What the exercise asks: Your task is to reproduce, verbatim and without pictures, the lines from the opening of the listing through the line containing "plt.rcParams['font.family'] = ['Lato', 'DejaVu".

——

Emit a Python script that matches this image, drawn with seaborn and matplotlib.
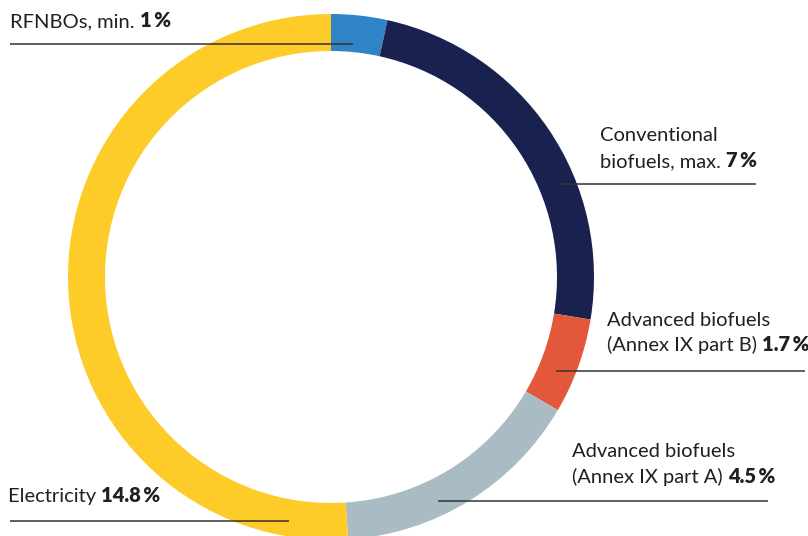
import matplotlib
matplotlib.use("Agg")
import matplotlib.pyplot as plt
import seaborn as sns

sns.set_theme(style="white")
plt.rcParams['font.family'] = ['Lato', 'DejaVu Sans']

categories = ["RFNBOs", "Conventional biofuels", "Advanced biofuels (Annex IX part B)",
              "Advanced biofuels (Annex IX part A)", "Electricity"]
values = [1.0, 7.0, 1.7, 4.5, 14.8]
label_regular = [["RFNBOs, min. "],
                 ["Conventional", "biofuels, max. "],
                 ["Advanced biofuels", "(Annex IX part B) "],
                 ["Advanced biofuels", "(Annex IX part A) "],
                 ["Electricity "]]
label_bold = ["1\u2009%", "7\u2009%", "1.7\u2009%", "4.5\u2009%", "14.8\u2009%"]
colors = ["#2E84C6", "#19214F", "#E3573B", "#A9BCC4", "#FDCC29"]

W, H = 808, 536
fig = plt.figure(figsize=(W / 100, H / 100), dpi=100)
ax = fig.add_axes([0, 0, 1, 1])

def Y(py):
    return H - py

cx, cy, R, ring = 331, 277, 263, 37
ax.pie(values, colors=colors, startangle=90, counterclock=False,
       radius=R, center=(cx, Y(cy)), wedgeprops=dict(width=ring, linewidth=0))
ax.set_xlim(0, W)
ax.set_ylim(0, H)
ax.set_aspect('auto')
ax.axis('off')

# label layout: (x, [baselines], line y, line x0, line x1)
layout = [
    (10, [27], 43.5, 10, 353),
    (600, [141, 167], 184, 560, 756),
    (607, [326, 351], 371, 556, 805),
    (572, [457, 483], 501, 438, 768),
    (8, [502], 520.5, 10, 289),
]

fs = 14.5
tc = "#231F20"
fig.canvas.draw()
renderer = fig.canvas.get_renderer()
for regs, bold, (x, bls, ly, lx0, lx1) in zip(label_regular, label_bold, layout):
    t = None
    for reg, bl in zip(regs, bls):
        t = ax.text(x, Y(bl), reg, fontsize=fs, color=tc, va='baseline', ha='left')
    bb = t.get_window_extent(renderer=renderer)
    x2 = ax.transData.inverted().transform((bb.x1, 0))[0]
    ax.text(x2, Y(bls[-1]), bold, fontsize=fs, color=tc, va='baseline', ha='left',
            fontweight='heavy')
    ax.plot([lx0, lx1], [Y(ly), Y(ly)], color="#333333", linewidth=1.1, solid_capstyle='butt')

fig.savefig("out.png", dpi=100)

——

Answer to this exercise:
Emit a Python script that matches this image, drawn with seaborn and matplotlib.
import matplotlib
matplotlib.use("Agg")
import matplotlib.pyplot as plt
import seaborn as sns

sns.set_theme(style="white")
plt.rcParams['font.family'] = ['Lato', 'DejaVu Sans']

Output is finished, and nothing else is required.